France to launch German-style cut-price monthly rail pass

Clément Beaune getting on a train
Clément Beaune, France’s transport minister, has said the pass is intended to encourage train use. Photograph: Alain Robert/Sipa/Shutterstock

France is to launch a cut-price monthly rail pass valid on certain trains nationwide next summer, copying a hugely successful move in Germany to encourage greener travel.

The rail pass will cost about €49 (£42) a month and allow users unlimited travel on TER regional trains and intercity trains, the transport minister, Clément Beaune, told France 2.

The president, Emmanuel Macron, said on Monday that France’s regional authorities had agreed to the move, which follows restrictions on domestic air travel imposed earlier this year.

Beaune said: “It will be simple. The French – irrespective of their age – can buy this pass and have unlimited travel on an intercity or TER for a flat, inexpensive price.”

Beaune acknowledged the idea follows Germany’s Deutschlandticket, launched in May, which allows unlimited travel on regional and local transport for €49 a month.

He said: “The ideal is to have something a little like what the Germans and other European countries have … to encourage train use.”

The German rail pass does not include high-speed intercity express trains and France’s high-speed TGV will also not be included in the French pass.

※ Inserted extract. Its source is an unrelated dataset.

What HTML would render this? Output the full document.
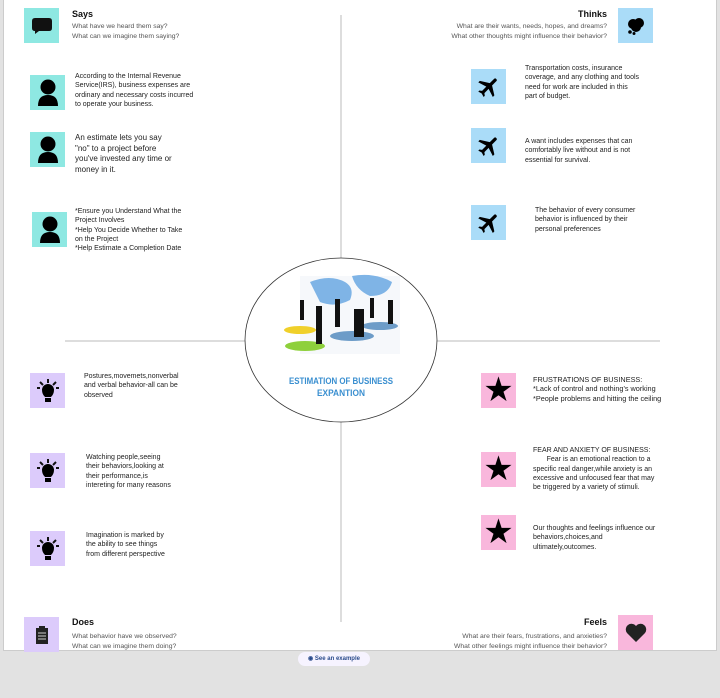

Beaune said “if possible” the French pass would also cover local travel by bus, metro and tram within cities.

Germany’s pass, which is equally funded by the German state and its regions, is expected to cost authorities €3bn annually until 2025.

Macron’s move has raised eyebrows in some quarters, with Franck Dhersin, the vice-president of the northern Hauts-de-France region in charge of transport, saying the “president often has good ideas … [but] it’s your idea and you can finance it”.

In another widely publicised move encouraging green travel, the Austrian rail operator ÖBB said on Wednesday it would run a night train between Paris and Berlin, starting in December.